Loggerhead sea turtles have been protected under the Endangered Species Act, but only in certain areas of the world.  

The U.S. Fish and Wildlife Service and the National Oceanic and Atmospheric Administration have decided to break up loggerhead sea turtles into nine distinct population segments (DPSs) rather than treat them as one species.

Five of the DPSs are now considered endangered, while the other four are listed as threatened.

This division of loggerhead sea turtles into nine distinct population segments will help us focus more on the individual threats turtles face in different areas, NOAA Fisheries director of protected resources Jim Lecky said in a statement. Wide-ranging species, such as the loggerhead, benefit from assessing and addressing threats on a regional scale.

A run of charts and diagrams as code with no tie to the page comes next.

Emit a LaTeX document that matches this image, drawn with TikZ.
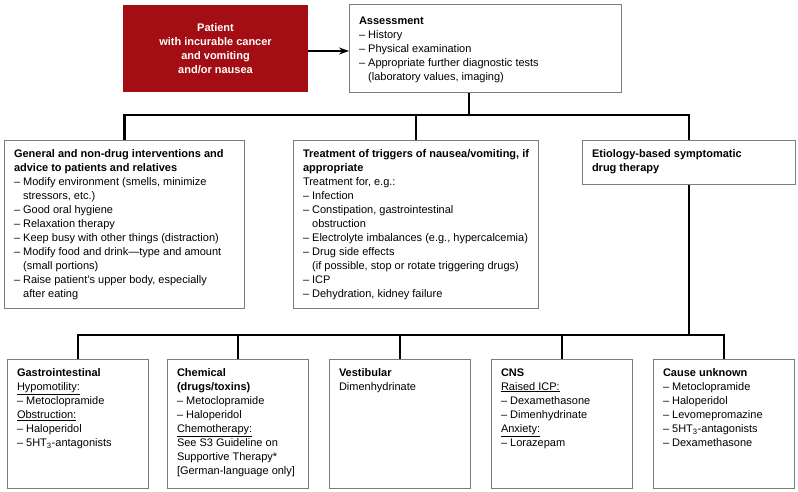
\documentclass[tikz,border=0pt]{standalone}
\usepackage{fontspec}
\setmainfont{Liberation Sans}
\usetikzlibrary{arrows.meta}
\definecolor{cancerred}{RGB}{163,13,20}
\definecolor{framegray}{RGB}{125,125,125}
\newcommand{\boxtext}[3]{\parbox[c][#2][t]{#1}{\raggedright#3}}
\newcommand{\ind}{\hphantom{-- }}
\begin{document}
\begin{tikzpicture}[x=1pt,y=-1pt,
    every node/.style={font=\fontsize{11}{14}\selectfont},
    infobox/.style={draw=framegray,line width=1pt,anchor=north west,inner xsep=9.5pt,inner ysep=9pt},
    patientbox/.style={fill=cancerred,text=white,font=\fontsize{11}{14}\selectfont\bfseries,align=center,
        minimum width=185pt,minimum height=87pt,inner sep=0pt},
    link/.style={line width=2.2pt,black}]
    \useasboundingbox (0,0) rectangle (798,492);
    %% top row
    \node[patientbox] (patient) at (215.5,48.5) {Patient\\with incurable cancer\\and vomiting\\and/or nausea};
    \node[infobox,inner ysep=12pt] (assess) at (349,4) {\boxtext{253pt}{64pt}{\textbf{Assessment}\\
        -- History\\
        -- Physical examination\\
        -- Appropriate further diagnostic tests\\
        \ind(laboratory values, imaging)}};
    %% middle row
    \node[infobox] (general) at (4,140) {\boxtext{221pt}{150pt}{\textbf{General and non-drug interventions and\\
        advice to patients and relatives}\\
        -- Modify environment (smells, minimize\\
        \ind stressors, etc.)\\
        -- Good oral hygiene\\
        -- Relaxation therapy\\
        -- Keep busy with other things (distraction)\\
        -- Modify food and drink---type and amount\\
        \ind(small portions)\\
        -- Raise patient’s upper body, especially\\
        \ind after eating}};
    \node[infobox] (triggers) at (293,140) {\boxtext{226pt}{150pt}{\textbf{Treatment of triggers of nausea/vomiting, if\\
        appropriate}\\
        Treatment for, e.g.:\\
        -- Infection\\
        -- Constipation, gastrointestinal\\
        \ind obstruction\\
        -- Electrolyte imbalances (e.g., hypercalcemia)\\
        -- Drug side effects\\
        \ind(if possible, stop or rotate triggering drugs)\\
        -- ICP\\
        -- Dehydration, kidney failure}};
    \node[infobox] (etiology) at (582,140) {\boxtext{194pt}{26pt}{\textbf{Etiology-based symptomatic\\
        drug therapy}}};
    %% bottom row
    \node[infobox] (gastro) at (7,359) {\boxtext{122pt}{111pt}{\textbf{Gastrointestinal}\\
        \underline{Hypomotility:}\\
        -- Metoclopramide\\
        \underline{Obstruction:}\\
        -- Haloperidol\\
        -- 5HT\textsubscript{3}-antagonists}};
    \node[infobox] (chemical) at (167,359) {\boxtext{122pt}{111pt}{\textbf{Chemical\\
        (drugs/toxins)}\\
        -- Metoclopramide\\
        -- Haloperidol\\
        \underline{Chemotherapy:}\\
        See S3 Guideline on\\
        Supportive Therapy*\\
        {[}German-language only{]}}};
    \node[infobox] (vestib) at (329,359) {\boxtext{122pt}{111pt}{\textbf{Vestibular}\\
        Dimenhydrinate}};
    \node[infobox] (cns) at (491,359) {\boxtext{122pt}{111pt}{\textbf{CNS}\\
        \underline{Raised ICP:}\\
        -- Dexamethasone\\
        -- Dimenhydrinate\\
        \underline{Anxiety:}\\
        -- Lorazepam}};
    \node[infobox] (unknown) at (653,359) {\boxtext{122pt}{111pt}{\textbf{Cause unknown}\\
        -- Metoclopramide\\
        -- Haloperidol\\
        -- Levomepromazine\\
        -- 5HT\textsubscript{3}-antagonists\\
        -- Dexamethasone}};
    %% connectors
    \coordinate (arrowtail) at (308,51);
    \draw[link,line width=2pt,-{Stealth[length=10pt,width=7pt]}] (arrowtail) -- (arrowtail -| assess.west);
    \coordinate (split1) at (469,115);
    \draw[link] (assess.south -| split1) -- (split1);
    \draw[link] (general.north) |- (split1) -| (etiology.north);
    \draw[link] (triggers.north) -- (triggers.north |- split1);
    \coordinate (split2) at (688,335);
    \draw[link] (etiology.south) -- (etiology.south |- split2);
    \draw[link] (gastro.north) |- (split2) -| (unknown.north);
    \foreach \n in {chemical,vestib,cns}
        \draw[link] (\n.north) -- (\n.north |- split2);
\end{tikzpicture}
\end{document}
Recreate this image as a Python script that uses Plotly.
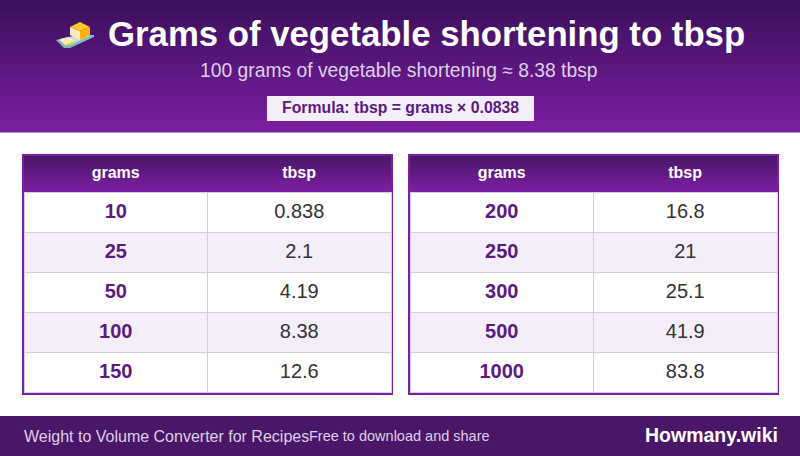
import plotly.graph_objects as go

W = 800
H = 456
FONT = "Liberation Sans"

left_grams = [10, 25, 50, 100, 150]
left_tbsp = ["0.838", "2.1", "4.19", "8.38", "12.6"]
right_grams = [200, 250, 300, 500, 1000]
right_tbsp = ["16.8", "21", "25.1", "41.9", "83.8"]
col_names = ["grams", "tbsp"]

title = "Grams of vegetable shortening to tbsp"
subtitle = "100 grams of vegetable shortening ≈ 8.38 tbsp"
formula = "Formula: tbsp = grams × 0.0838"
foot_left = "Weight to Volume Converter for Recipes"
foot_mid = "Free to download and share"
foot_right = "Howmany.wiki"

DARK = (58, 15, 90)
MID = (74, 22, 104)
PURPLE = (123, 31, 162)
ROW_A = "#ffffff"
ROW_B = "#f3eefa"
GRID = "#d9c8e8"
INK = "#333333"
NAME = "#5a1a82"


def px(x):
    return x / W


def py(y):
    return 1 - y / H


def rect(x0, y0, x1, y1, color, layer="below"):
    return dict(type="rect", xref="paper", yref="paper", x0=px(x0), x1=px(x1), y0=py(y0), y1=py(y1),
                fillcolor=color, line=dict(width=0), layer=layer)


def gradient(x0, y0, x1, y1, c0, c1):
    # no gradient fill for shapes, so stack 1px strips
    out = []
    n = y1 - y0
    for i in range(n):
        t = i / max(n - 1, 1)
        c = [round(a + (b - a) * t) for a, b in zip(c0, c1)]
        out.append(rect(x0, y0 + i, x1, y0 + i + 1.5, f"rgb({c[0]},{c[1]},{c[2]})"))
    return out


def poly(points, color):
    path = "M " + " L ".join(f"{px(x):.5f},{py(y):.5f}" for x, y in points) + " Z"
    return dict(type="path", xref="paper", yref="paper", path=path, fillcolor=color, line=dict(width=0), layer="below")


def table(x0, x1, grams, tbsp):
    fills = [ROW_A if i % 2 == 0 else ROW_B for i in range(len(grams))]
    return go.Table(
        domain=dict(x=[px(x0), px(x1)], y=[py(394), py(156)]),
        columnwidth=[1, 1],
        header=dict(values=[f"<b>{c}</b>" for c in col_names], height=36,
                    fill_color="rgba(0,0,0,0)", line_color="rgba(0,0,0,0)",
                    font=dict(family=FONT, size=16, color="white"), align="center"),
        cells=dict(values=[[f"<b>{g}</b>" for g in grams], [f"<span>{t}</span>" for t in tbsp]], height=40,
                   fill_color=[fills, fills], line_color=GRID,
                   font=dict(family=FONT, size=20, color=[NAME, INK]), align="center"),
    )


shapes = gradient(0, 0, W, 132, DARK, PURPLE)
shapes.append(rect(267, 96, 534, 121, ROW_B))
shapes.append(rect(0, 416, W, H, "rgb(74,22,104)"))
for x0, x1 in [(22, 393), (408, 779)]:
    shapes.append(rect(x0, 154, x1, 395, "rgb(123,31,162)"))
    shapes.extend(gradient(x0 + 2, 156, x1 - 2, 192, MID, PURPLE))

# butter icon
shapes += [
    poly([(56, 40), (76, 35), (94, 35), (94, 37), (70, 48), (64, 48)], "#7fb9c0"),
    poly([(59, 40), (76, 36), (90, 36), (70, 45), (65, 45)], "#bfe3e6"),
    poly([(60, 39), (68, 37), (75, 41), (65, 45)], "#ffe9b8"),
    poly([(65, 45), (75, 41), (75, 42), (66, 46)], "#ffc107"),
    poly([(70, 27), (80, 22), (90, 27), (80, 31)], "#ffca28"),
    poly([(70, 27), (80, 31), (80, 40), (70, 35)], "#ffe6bd"),
    poly([(80, 31), (90, 27), (90, 35), (80, 40)], "#ffb300"),
]


def note(text, x, y, size, color, anchor="center", bold=False):
    t = f"<b>{text}</b>" if bold else text
    return dict(text=t, x=px(x), y=py(y), xref="paper", yref="paper", showarrow=False, xanchor=anchor,
                yanchor="middle", font=dict(family=FONT, size=size, color=color))


annotations = [
    note(title, 426.5, 34, 34.75, "white", bold=True),
    note(subtitle, 399, 70, 19.3, "#dfcfe9"),
    note(formula, 400.5, 108, 15.8, "#5a1a82", bold=True),
    note(foot_left, 22, 436, 16, "#dfcfe9", "left"),
    note(foot_mid, 307, 436, 14.5, "#dfcfe9", "left"),
    note(foot_right, 780, 435, 19.5, "white", "right", bold=True),
]

fig = go.Figure([table(24, 391, left_grams, left_tbsp), table(410, 777, right_grams, right_tbsp)])
fig.update_layout(width=W, height=H, margin=dict(l=0, r=0, t=0, b=0), paper_bgcolor="white",
                  shapes=shapes, annotations=annotations, showlegend=False)
fig.write_html("out.html", config=dict(displayModeBar=False), post_script="document.body.style.margin='0';")
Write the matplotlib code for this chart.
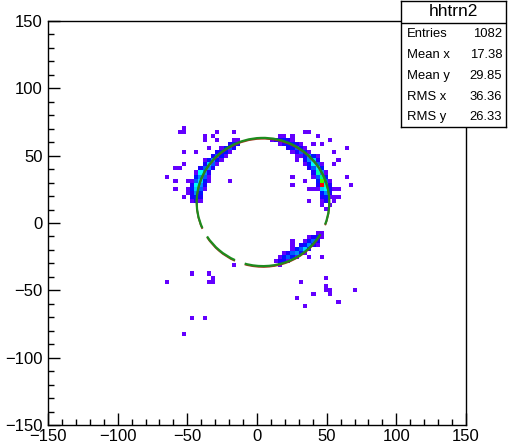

The five endangered DPSs are located in the Northeast Atlantic Ocean, the Mediterranean Sea, the North Indian Ocean, the North Pacific Ocean and the South Pacific Ocean.

The four threatened DPSs are located in the Southeast Indo-Pacific Ocean, the Northwest Atlantic Ocean, the South Atlantic Ocean and the Southwest Indian Ocean.

Environmental organizations have expressed disapproval of the population division.

That's not good, National Wildlife Federation senior wildlife biologist Doug Inkley said, The Miami Herald reported. What this means is that all loggerhead sea turtles are threatened or endangered. We're going in the wrong direction.

Conservation group Oceana also disapproved of the ruling.

The government completely dismissed its own scientific conclusions for uplisting Northwest Atlantic loggerheads, senior manager for marine wildlife Elizabeth Griffin Wilson said in a statement. ESA listing decisions are legally required to be based entirely on science. This is yet another example of the U.S. government folding because of political pressure. We need less foot dragging and more action if loggerheads populations are to recover.